Hi Jeremy,
The problem with war coverage is that war on the ground is always the same. I see McCullin doing a rerun of Gene Smith's rough, dirty-looking soldier, and I realize MdCullin isn't trying to ape Smith; he's simply recording what's there. But the Gene Smith picture that sticks in my mind is the one of the Marine holding the dying baby. I've never seen another combat photographer produce anything as striking and heartrending as that one.
Well, maybe Mcullin would agree with you. From today's paper, in interview with DM and Giles Duley:
Looking to the future of photography now, we are a culture saturated in images: are mobile phones and Instagram a menace?
DMcC Not a menace at all.
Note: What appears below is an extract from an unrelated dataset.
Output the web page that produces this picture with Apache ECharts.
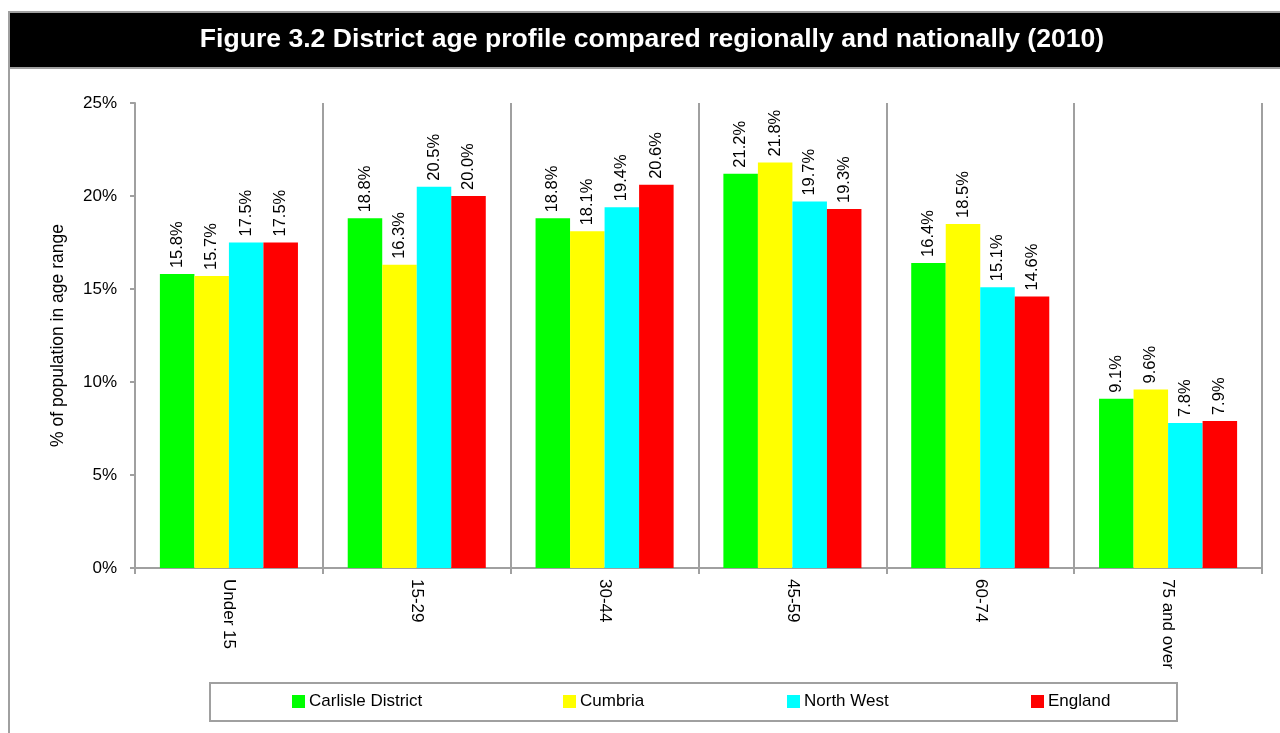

Take the white helmets who risked their lives in Syria: phones were the only means of us getting information out. Photojournalism has had its day, though. When did you last see a really serious great set of pictures? Newspapers, even great newspapers, they’re almost running tabloid-type material of film stars and footballers and crap like that.
GD Photojournalism has died because the outlets are just not there, but photography has evolved into something else. Citizen journalism is great. It’s great that anyone can take a picture. “Image fatigue” is a phrase that gets used a lot, but I don’t think it’s true that people cannot still feel the impact of an image. You put me into a school, which I love, and I show one photograph and tell the story and you’ll see these 15-year-old kids in tears. It’s not that people have lost the ability to take imagery in, it’s that they see so much and out of context. But if you [look at] it in the right space, let people have that time, then a black-and-white photograph, with those eyes, somebody looking at you, it has the same impact it has always had.